Don’t let anyone tell you the Ferrari California isn’t a real Ferrari. I haven’t actually heard anyone saying that, at least not since it revamped the California into the California T, but it looks like art and sounds like music, as any creation from that boot-shaped peninsula should. I also saved a life while the car was under my command. Maybe should I have led with that?
OK, so I might have saved a young woman’s life. I never saw her again. Here’s what happened.
I was heading home in the Ferrari after my pathetic, southeastern Michigan excuse for a drive loop when I saw Jeep taillights about a quarter-mile ahead. The lights drifted right, then hard left, then hard right before they flew down an embankment off the side of the road.
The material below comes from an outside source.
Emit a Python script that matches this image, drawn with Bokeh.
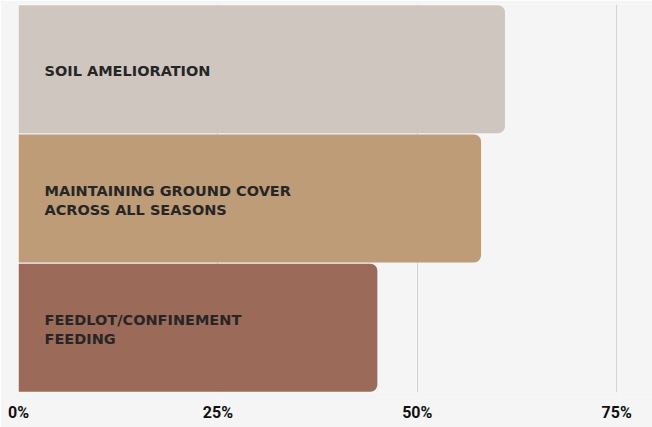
from bokeh.plotting import figure
from bokeh.models import ColumnDataSource, FactorRange, FixedTicker
from bokeh.core.properties import value
from bokeh.embed import file_html
from bokeh.resources import INLINE

categories = ["SOIL AMELIORATION", "MAINTAINING GROUND COVER ACROSS ALL SEASONS", "FEEDLOT/CONFINEMENT FEEDING"]
bar_labels = ["SOIL AMELIORATION", "MAINTAINING GROUND COVER\nACROSS ALL SEASONS", "FEEDLOT/CONFINEMENT\nFEEDING"]
values = [61, 58, 45]
colors = ["#cfc6c0", "#bd9c77", "#9c6a59"]
tick_values = [0, 25, 50, 75]
tick_labels = ["0%", "25%", "50%", "75%"]

src = ColumnDataSource(dict(cat=categories, val=values, col=colors, lab=bar_labels, zero=[0] * len(values)))

p = figure(width=652, height=427, output_backend="svg", toolbar_location=None,
           y_range=FactorRange(factors=categories[::-1], range_padding=0),
           x_range=(0, 79.5))
p.min_border_left = 18
p.min_border_right = 0
p.min_border_top = 4
p.min_border_bottom = 35
p.background_fill_color = "#f5f5f5"
p.border_fill_color = "#f5f5f5"
p.outline_line_color = None

p.hbar(y="cat", left="zero", right="val", height=0.99, fill_color="col", line_color=None,
       border_radius=(0, 7, 7, 0), source=src)
p.text(x="zero", y="cat", text="lab", source=src, x_offset=26, y_offset=2, text_baseline="middle",
       text_align="left", text_font=value("DejaVu Sans"), text_font_style="bold",
       text_font_size="14.5px", text_color="#262626", text_line_height=1.2)

p.yaxis.visible = False
p.ygrid.visible = False
p.xgrid.ticker = FixedTicker(ticks=tick_values)
p.xgrid.grid_line_color = "#d4d4d4"
p.xgrid.grid_line_width = 1

xa = p.xaxis[0]
xa.ticker = FixedTicker(ticks=tick_values)
xa.major_label_overrides = {v: l for v, l in zip(tick_values, tick_labels)}
xa.axis_line_color = None
xa.major_tick_line_color = None
xa.minor_tick_line_color = None
xa.major_tick_out = 0
xa.major_tick_in = 0
xa.major_label_standoff = 10
xa.major_label_text_font = "Roboto"
xa.major_label_text_font_style = "bold"
xa.major_label_text_font_size = "16px"
xa.major_label_text_color = "#111111"

open("out.html", "w").write(file_html(p, INLINE))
I was the only one out there, so I had to stop.
With the top down, I whipped the California into an apartment complex and ran over to find the Jeep flipped on its side, and crashed into a tree. The 40-mph speed-limit sign was bent in a way that looked like the Jeep drove up it as it careened off the road. Another woman arrived on the scene and we found a young blonde girl, dazed but not bloody, trapped in the non-running Jeep. We started yelling at her to open the door, but she must have unbuckled her seatbelt and fallen to the passenger side, which was on the ground, and couldn’t reach the lock button. Plus, the 911 operator told us not to move her if she seemed conscious and stable.
The police finally arrived and got her out of the car, woozy but in one piece, and then came over to me looking for answers. I was stunned at how appreciative they were for staying around. They said most people don’t do that, which was surprising. I noted that I didn’t see any other cars on the road and that it looked like she drifted, tried to recover and failed before going off the road. Then they asked me what I was doing.
“I was about a quarter-mile behind her when it happened, and I pulled off in that apartment complex,” I said as I pointed.
“You’re in the … what is that?” asked the cop.
“It’s a Ferrari.”
“Good for you,” said the cop with a little bit of snark.
“It’s not mine, I work for Autoweek magazine.”
“Sweet gig,” he said.
And that’s where I was going with this. As mortal, middle-class human, driving a Ferrari makes me feel…anxious. Everyone is definitely going to look, so you need to be OK with that. A lot of people will ask you how much it costs. Some just say “nice car.”
And it is a damn nice car. The first California was beautiful, but a little low on power (453 hp) for a Ferrari; with this new turbo version, that wrong has been righted. The California T is thrilling to drive. It’s surprisingly quiet at idle but wails like a banshee at speed. It has big, metal paddles attached to the column for cracking off six shifts in record speed. And as the modes ramp up from normal to sport to race, they get faster and louder. I didn’t feel any turbo lag, except for maybe on initial takeoff, and this thing revs to at least 7,000 before it loses any steam. The exhaust noise comes on hard at about 3,000 rpm, though I’d rather it ramp up more uniformly, like on the 488 GTB.